Do you manage an AWS environment or build workloads on AWS? If so, you probably have heard last year that AWS announced charges for public IPv4 usage. As you know, addressing this change isn't straightforward—it often requires re-architecting or minimizing public IPv4 use.

Northwestern University attempted to tackle this challenge by bringing their own public IPv4 addresses into AWS. Matthew Rich, Manager of Cloud Systems Engineering at Northwestern, shares his experience in a brief write up below. Notably, his write up includes details about technical features and steps that have not made its way to AWS docs yet.

If you’ve been experimenting with BYOIPv4, reach out and share your findings at tmanik@internet2.edu. We hope you enjoy the read below.



Prepared by Matthew Rich, 6/3/2024

In February 2024, Amazon began charging for all public IPv4 addresses in AWS accounts. From March through May 2024, Northwestern IT ran a project to determine whether Northwestern’s public IPv4 space could be assigned to AWS and used in customer accounts to avoid these charges. The project consisted of choosing a /24 CIDR range of Northwestern’s public IPv4 space, assigning it to AWS to advertise, implementing AWS IP Address Manager (IPAM) to manage the address pool in one AWS account, sharing a portion of the IP address pool to another account, and monitoring cost of the solution.

Although the project team was able to get the solution to work, the expense, potential savings, and migration effort required make this not a viable solution.

The primary reason is cost. The billing dimension for AWS IPAM, the service that must be used to manage BYOIP, is $0.00027/IP address/hour. If this included only the /24 range (256 addresses) assigned to AWS that would be roughly $50/month. However, because IPAM was enabled in a “delegated administrator” account for the AWS organization, IPAM automatically discovers and manages all AWS accounts in the organization. The monthly cost for IPAM is therefore roughly $225/month.

In addition, there are limitations on how BYOIP addresses can be used in AWS. Namely, they can only be used for Elastic IP addresses (which are directly attached to individual virtual servers), NAT gateways, and network load balancers. The Northwestern AWS account with the highest monthly charges currently pays roughly $200/month for public IPv4 usage, but only about 1/4th of that is for Elastic IPs and NAT gateways. They do not use network load balancers.

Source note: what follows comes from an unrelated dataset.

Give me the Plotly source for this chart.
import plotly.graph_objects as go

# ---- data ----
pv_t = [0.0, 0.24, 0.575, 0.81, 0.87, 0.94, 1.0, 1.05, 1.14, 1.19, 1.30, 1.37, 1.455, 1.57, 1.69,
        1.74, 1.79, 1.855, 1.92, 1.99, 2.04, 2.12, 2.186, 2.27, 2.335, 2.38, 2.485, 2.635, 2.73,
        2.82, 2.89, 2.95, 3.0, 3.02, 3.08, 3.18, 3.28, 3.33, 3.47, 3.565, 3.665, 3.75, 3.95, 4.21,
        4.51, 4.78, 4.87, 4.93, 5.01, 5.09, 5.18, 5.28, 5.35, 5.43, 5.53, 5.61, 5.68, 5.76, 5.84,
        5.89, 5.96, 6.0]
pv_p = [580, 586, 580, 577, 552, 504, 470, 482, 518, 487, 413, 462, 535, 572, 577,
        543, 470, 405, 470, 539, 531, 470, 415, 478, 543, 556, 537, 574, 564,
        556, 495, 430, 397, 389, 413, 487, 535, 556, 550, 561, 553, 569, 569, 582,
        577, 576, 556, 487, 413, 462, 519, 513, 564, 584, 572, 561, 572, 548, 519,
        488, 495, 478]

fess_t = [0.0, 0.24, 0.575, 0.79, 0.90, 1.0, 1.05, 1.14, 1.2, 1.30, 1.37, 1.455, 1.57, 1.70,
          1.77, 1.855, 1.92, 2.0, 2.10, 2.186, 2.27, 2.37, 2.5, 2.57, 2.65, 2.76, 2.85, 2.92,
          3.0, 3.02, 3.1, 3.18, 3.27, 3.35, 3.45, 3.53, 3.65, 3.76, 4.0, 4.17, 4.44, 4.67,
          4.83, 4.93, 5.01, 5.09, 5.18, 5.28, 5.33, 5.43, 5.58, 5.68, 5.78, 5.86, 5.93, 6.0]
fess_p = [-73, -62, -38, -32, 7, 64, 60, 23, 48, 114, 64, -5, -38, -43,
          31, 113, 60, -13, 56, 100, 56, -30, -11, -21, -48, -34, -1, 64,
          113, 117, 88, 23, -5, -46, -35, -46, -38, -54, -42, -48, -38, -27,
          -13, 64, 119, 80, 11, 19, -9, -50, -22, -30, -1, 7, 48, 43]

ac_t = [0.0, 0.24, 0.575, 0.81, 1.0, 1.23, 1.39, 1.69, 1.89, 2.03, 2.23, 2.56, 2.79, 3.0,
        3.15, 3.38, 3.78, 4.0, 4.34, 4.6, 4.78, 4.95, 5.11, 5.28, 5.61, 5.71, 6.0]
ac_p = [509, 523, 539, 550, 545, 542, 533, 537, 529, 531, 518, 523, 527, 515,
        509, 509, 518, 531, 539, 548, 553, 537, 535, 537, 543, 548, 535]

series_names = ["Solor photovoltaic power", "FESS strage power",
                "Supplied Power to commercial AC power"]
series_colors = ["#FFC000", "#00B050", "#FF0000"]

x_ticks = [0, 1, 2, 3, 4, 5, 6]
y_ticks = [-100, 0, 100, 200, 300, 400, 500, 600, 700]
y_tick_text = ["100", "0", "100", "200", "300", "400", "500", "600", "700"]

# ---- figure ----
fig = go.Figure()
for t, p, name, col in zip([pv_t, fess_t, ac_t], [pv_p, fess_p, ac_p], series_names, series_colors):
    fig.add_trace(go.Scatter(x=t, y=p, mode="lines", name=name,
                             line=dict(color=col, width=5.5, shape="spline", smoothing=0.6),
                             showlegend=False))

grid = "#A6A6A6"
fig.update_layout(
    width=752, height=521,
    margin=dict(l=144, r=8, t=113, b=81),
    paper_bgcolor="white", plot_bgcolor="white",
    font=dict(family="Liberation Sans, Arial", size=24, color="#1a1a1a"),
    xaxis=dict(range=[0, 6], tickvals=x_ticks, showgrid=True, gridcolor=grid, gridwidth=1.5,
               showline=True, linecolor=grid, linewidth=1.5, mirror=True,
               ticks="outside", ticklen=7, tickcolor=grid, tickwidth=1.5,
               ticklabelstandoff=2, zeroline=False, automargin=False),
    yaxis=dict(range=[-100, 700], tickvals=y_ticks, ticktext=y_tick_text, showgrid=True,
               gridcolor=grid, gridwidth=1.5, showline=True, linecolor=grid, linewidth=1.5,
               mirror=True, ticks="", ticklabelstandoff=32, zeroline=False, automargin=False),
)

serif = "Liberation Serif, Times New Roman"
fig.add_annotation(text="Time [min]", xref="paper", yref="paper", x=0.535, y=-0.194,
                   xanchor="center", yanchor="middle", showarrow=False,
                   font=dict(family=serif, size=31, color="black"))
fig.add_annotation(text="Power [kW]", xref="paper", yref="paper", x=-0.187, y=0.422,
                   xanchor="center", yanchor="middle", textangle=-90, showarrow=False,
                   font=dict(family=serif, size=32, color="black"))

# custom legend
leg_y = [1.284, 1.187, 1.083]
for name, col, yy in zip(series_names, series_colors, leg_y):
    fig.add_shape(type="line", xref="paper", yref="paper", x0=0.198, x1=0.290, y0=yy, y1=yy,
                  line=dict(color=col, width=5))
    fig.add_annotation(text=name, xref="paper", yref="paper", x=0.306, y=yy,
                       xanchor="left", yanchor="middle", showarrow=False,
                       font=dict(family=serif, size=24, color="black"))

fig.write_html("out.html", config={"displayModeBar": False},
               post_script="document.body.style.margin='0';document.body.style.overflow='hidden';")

Transitioning from AWS public IPv4 addresses to BYOIP addresses would mean multiple migrations with downtime, including for services which are no longer actively maintained by that team. This migration itself would entail more work than can be justified by the cost savings, even if there were cost savings to be realized.

Finally, the implementation of IP pool sharing in the AWS IPAM service necessitates dividing the top-level pool of 256 addresses into sub-pools that are shared to individual accounts. This would mean guessing at the size of the sub-pools to share to other accounts and necessarily inefficient usage, as an account needing e.g., 10 IP addresses would have to be assigned a minimum of 16.

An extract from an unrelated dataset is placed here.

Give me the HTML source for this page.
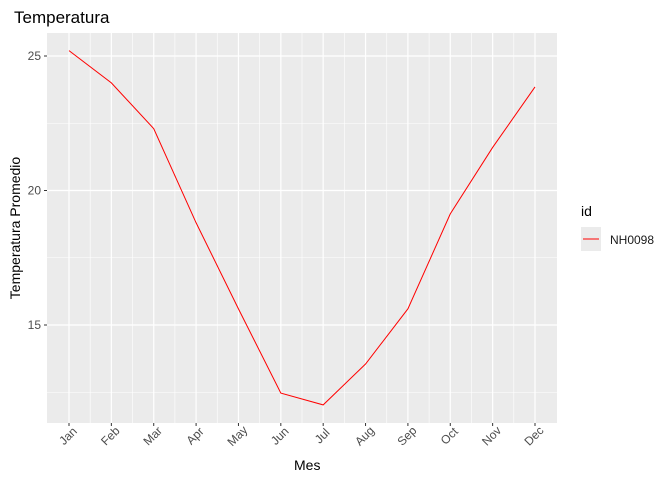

Northwestern IT should remove the assignment of the /24 public IP range from AWS and disable the IPAM service in its AWS organization. The feature set as built today does not offer any cost savings.

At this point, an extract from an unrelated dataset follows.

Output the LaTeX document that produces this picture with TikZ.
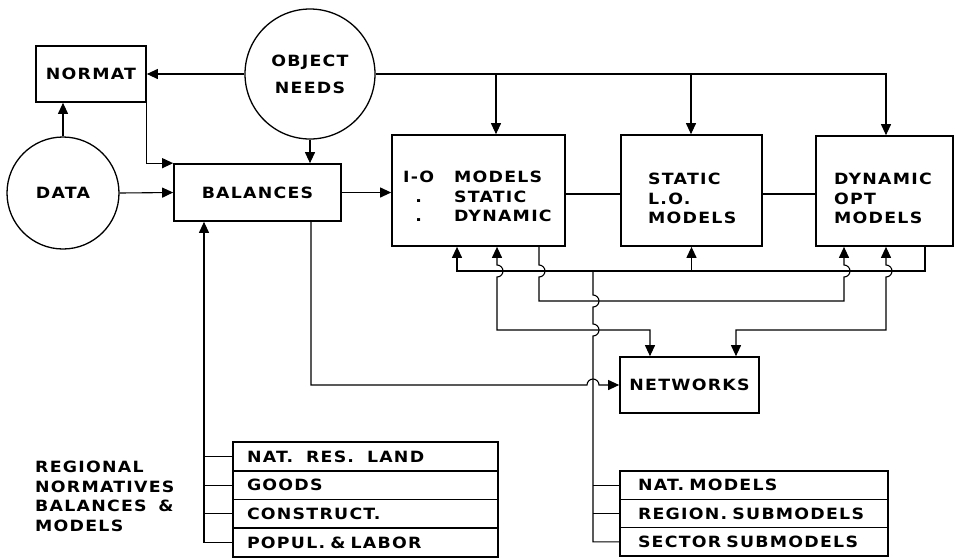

The Northwestern IT Cloud Operations team should continue to monitor public IPv4 usage in Northwestern AWS accounts and make customers aware of best practices for minimizing public IPv4 usage. Currently that means minimizing Elastic IP usage and consolidating multiple applications behind a single Application Load Balancer. In addition, as AWS makes service improvements, especially around the availability of IPv6 for its own managed services, the Cloud Operations team should keep the Northwestern public cloud community updated with new guidance and recommendations.